Title Meteoric and marine ice crystal orientation fabrics from the Amery Ice Shelf, East Antarctica
Author Treverrow, A.; Warner, R.C.; Budd, W.F.; Craven, M.
Author Affil Treverrow, A., University of Tasmania, Institute of Antarctic and Southern Ocean Studies, Hobart, Tasmania, Australia. Other: University of Hobart, Australia; Australian Antarctic Division, Australia
Source Journal of Glaciology, 56(199), p.877- 890, . Publisher: International Glaciological Society, Cambridge, United Kingdom. ISSN: 0022-1430
Publication Date 2010
Notes In English. 65 refs. Ant. Acc. No: 91604. GeoRef Acc. No: 310366
Index Terms crystals; ice; ice crystal structure; ice crystals; orientation; salinity; temperature; Antarctica--Amery Ice Shelf; Antarctica--East Antarctica; Southern Ocean-- Prydz Bay; Amery Ice Shelf; Antarctica; East Antarctica; fabric; Prydz Bay; sea ice; Southern Ocean
Abstract The northwestern sector of the Amery Ice Shelf, East Antarctica, has a layered structure, due to the presence of both meteoric ice and a marine ice layer resulting from sub-shelf freezing processes. Crystal orientation fabric and grain-size data are presented for ice cores obtained from two boreholes approx. 70 km apart on approximately the same flowline. Multiple- maxima crystal orientation fabrics and large mean grain sizes in the meteoric ice are indicative of stress relaxation and subsequent grain growth in ice that has flowed into the Amery Ice Shelf. Strongly anisotropic single-maximum crystal orientation fabrics and rectangular textures near the base of the approx. 200 m thick marine ice layer suggest accretion occurs by the accumulation of frazil ice platelets.
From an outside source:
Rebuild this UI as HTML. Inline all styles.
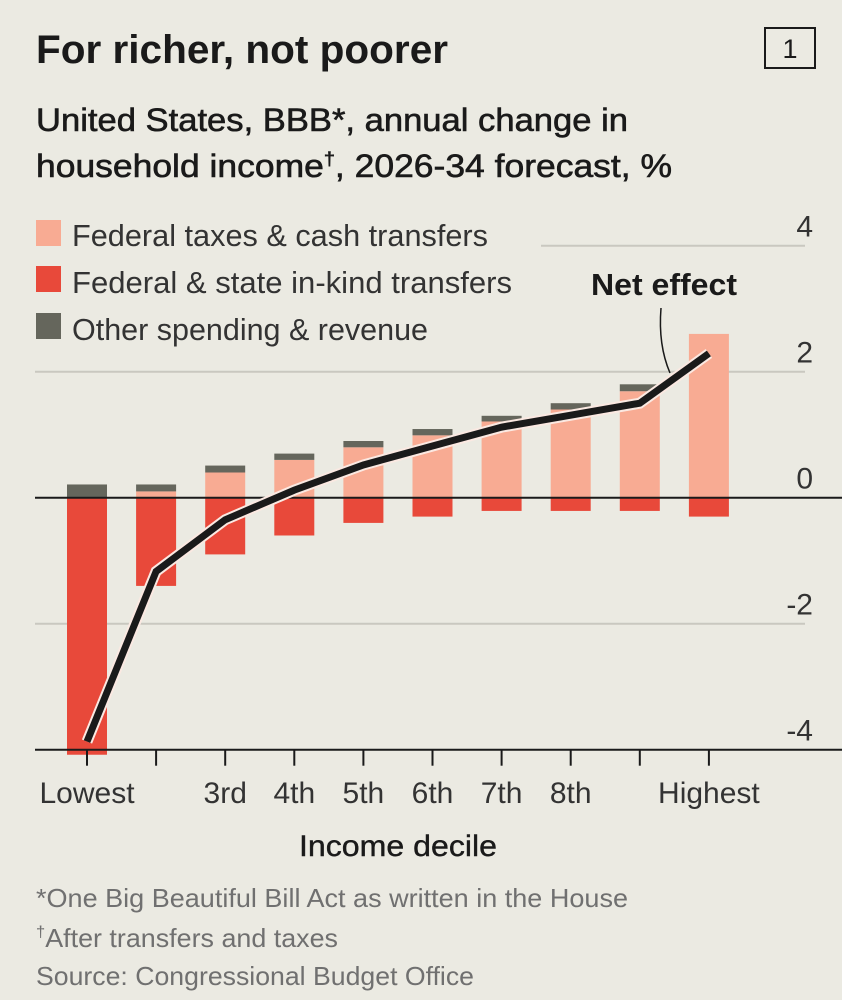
<!DOCTYPE html>
<html><head><meta charset="utf-8"><style>
html,body{margin:0;padding:0;background:#ebeae2;}
svg{display:block;font-family:"Liberation Sans",sans-serif;}
</style></head><body>
<svg id="chart" width="842" height="1000" viewBox="0 0 842 1000">
<rect width="842" height="1000" fill="#ebeae2"/>
<text x="36" y="63" font-size="40" font-weight="bold" fill="#1a1a1a" textLength="412" lengthAdjust="spacingAndGlyphs">For richer, not poorer</text>
<rect x="765" y="28" width="50" height="40" fill="none" stroke="#1a1a1a" stroke-width="2"/>
<text x="790" y="58" font-size="27" text-anchor="middle" fill="#1a1a1a">1</text>
<text x="36" y="131" font-size="32" fill="#1a1a1a" stroke="#1a1a1a" stroke-width="0.6" textLength="592" lengthAdjust="spacingAndGlyphs">United States, BBB*, annual change in</text>
<text x="36" y="177" font-size="32" fill="#1a1a1a" stroke="#1a1a1a" stroke-width="0.6" textLength="636" lengthAdjust="spacingAndGlyphs">household income<tspan font-size="18" dy="-12">†</tspan><tspan dy="12">, 2026-34 forecast, %</tspan></text>

<rect x="36" y="220" width="25" height="26" fill="#f8ab93"/>
<text x="72" y="246" font-size="31" fill="#333" textLength="416" lengthAdjust="spacingAndGlyphs">Federal taxes &amp; cash transfers</text>
<rect x="36" y="266" width="25" height="26" fill="#e8493a"/>
<text x="72" y="293" font-size="31" fill="#333" textLength="440" lengthAdjust="spacingAndGlyphs">Federal &amp; state in-kind transfers</text>
<rect x="36" y="313" width="25" height="26" fill="#65665c"/>
<text x="72" y="340" font-size="31" fill="#333" textLength="356" lengthAdjust="spacingAndGlyphs">Other spending &amp; revenue</text>

<g id="grid"></g><g id="bars"></g><g id="line"></g><g id="xaxis"></g>

<text x="591" y="295" font-size="31" font-weight="bold" fill="#1a1a1a" textLength="146" lengthAdjust="spacingAndGlyphs">Net effect</text>
<path d="M661,308 Q658,345 670,373" fill="none" stroke="#1a1a1a" stroke-width="1.5"/>

<text x="398" y="856" font-size="30" text-anchor="middle" fill="#1a1a1a" stroke="#1a1a1a" stroke-width="0.4" textLength="198" lengthAdjust="spacingAndGlyphs">Income decile</text>
<text x="36" y="907" font-size="26" fill="#707070" textLength="592" lengthAdjust="spacingAndGlyphs">*One Big Beautiful Bill Act as written in the House</text>
<text x="36" y="947" font-size="26" fill="#707070" textLength="302" lengthAdjust="spacingAndGlyphs"><tspan font-size="16" dy="-10">†</tspan><tspan dy="10">After transfers and taxes</tspan></text>
<text x="36" y="985" font-size="26" fill="#707070" textLength="438" lengthAdjust="spacingAndGlyphs">Source: Congressional Budget Office</text>
</svg>
<script>
const categories = ["Lowest","2nd","3rd","4th","5th","6th","7th","8th","9th","Highest"];
const xLabels = ["Lowest","","3rd","4th","5th","6th","7th","8th","","Highest"];
const taxesCash = [0, 0.10, 0.40, 0.60, 0.80, 0.99, 1.21, 1.40, 1.69, 2.60];
const inKind = [-4.08, -1.40, -0.90, -0.60, -0.40, -0.30, -0.21, -0.21, -0.21, -0.30];
const other = [0.21, 0.11, 0.11, 0.10, 0.10, 0.10, 0.09, 0.10, 0.11, 0];
const netEffect = [-3.87, -1.17, -0.35, 0.12, 0.52, 0.82, 1.12, 1.31, 1.50, 2.29];
const yTicks = [4, 2, 0, -2, -4];

const NS = "http://www.w3.org/2000/svg";
const x = i => 87 + i * 69.1;
const y = v => 497.7 - v * 63;
function mk(tag, attrs, parent){const e=document.createElementNS(NS,tag);for(const k in attrs)e.setAttribute(k,attrs[k]);parent.appendChild(e);return e;}
const grid=document.getElementById('grid'), bars=document.getElementById('bars'), line=document.getElementById('line'), xaxis=document.getElementById('xaxis');

yTicks.forEach(t=>{
  if(t!==0 && t!==-4){
    const g=mk('line',{x1:t===4?541:35,x2:805,y1:y(t),y2:y(t),stroke:'#c9c8c0','stroke-width':2},grid);
    
    
  }
  const lb=mk('text',{x:813,y:y(t)-9,'font-size':30,'text-anchor':'end',fill:'#333'},grid);
  lb.textContent=String(t);
  
  
});

const bw=40;
categories.forEach((c,i)=>{
  if(taxesCash[i]>0){
    const r=mk('rect',{x:x(i)-bw/2,y:y(taxesCash[i]),width:bw,height:y(0)-y(taxesCash[i]),fill:'#f8ab93'},bars);
    
    
  }
  const r2=mk('rect',{x:x(i)-bw/2,y:y(0),width:bw,height:y(inKind[i])-y(0),fill:'#e8493a'},bars);
  
  
  if(other[i]>0){
    const top=Math.max(taxesCash[i],0);
    const r3=mk('rect',{x:x(i)-bw/2,y:y(top+other[i]),width:bw,height:y(top)-y(top+other[i]),fill:'#65665c'},bars);
    
    
  }
});

const zl=mk('line',{x1:35,x2:842,y1:y(0),y2:y(0),stroke:'#1a1a1a','stroke-width':2},bars);



const pts=netEffect.map((v,i)=>x(i)+','+y(v)).join(' ');
const halo=mk('polyline',{points:pts,fill:'none',stroke:'#fbe9e2','stroke-width':11,'stroke-linejoin':'miter'},line);


const nl=mk('polyline',{points:pts,fill:'none',stroke:'#1a1a1a','stroke-width':7,'stroke-linejoin':'miter'},line);



const ax=mk('line',{x1:35,x2:842,y1:y(-4),y2:y(-4),stroke:'#1a1a1a','stroke-width':2},xaxis);


categories.forEach((c,i)=>{
  const t=mk('line',{x1:x(i),x2:x(i),y1:y(-4),y2:y(-4)+16,stroke:'#1a1a1a','stroke-width':2},xaxis);
  
  
  if(xLabels[i]){
    const lb=mk('text',{x:x(i),y:803,'font-size':30,'text-anchor':'middle',fill:'#333'},xaxis);
    lb.textContent=xLabels[i];
    
    
  }
});
</script>
</body></html>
Crystal orientation fabrics in older marine ice exhibit vertical large circle girdle patterns, influenced by the complex stress configurations that exist towards the margins of the ice shelf. Post-accumulation grain growth and fabric development in the marine ice layer are restricted by a high concentration of brine and insoluble particulate inclusions. Differences in the meteoric and marine ice crystallography are indicative of the contrasting rheological properties of these layers, which must be considered in relation to large-scale ice- shelf dynamics.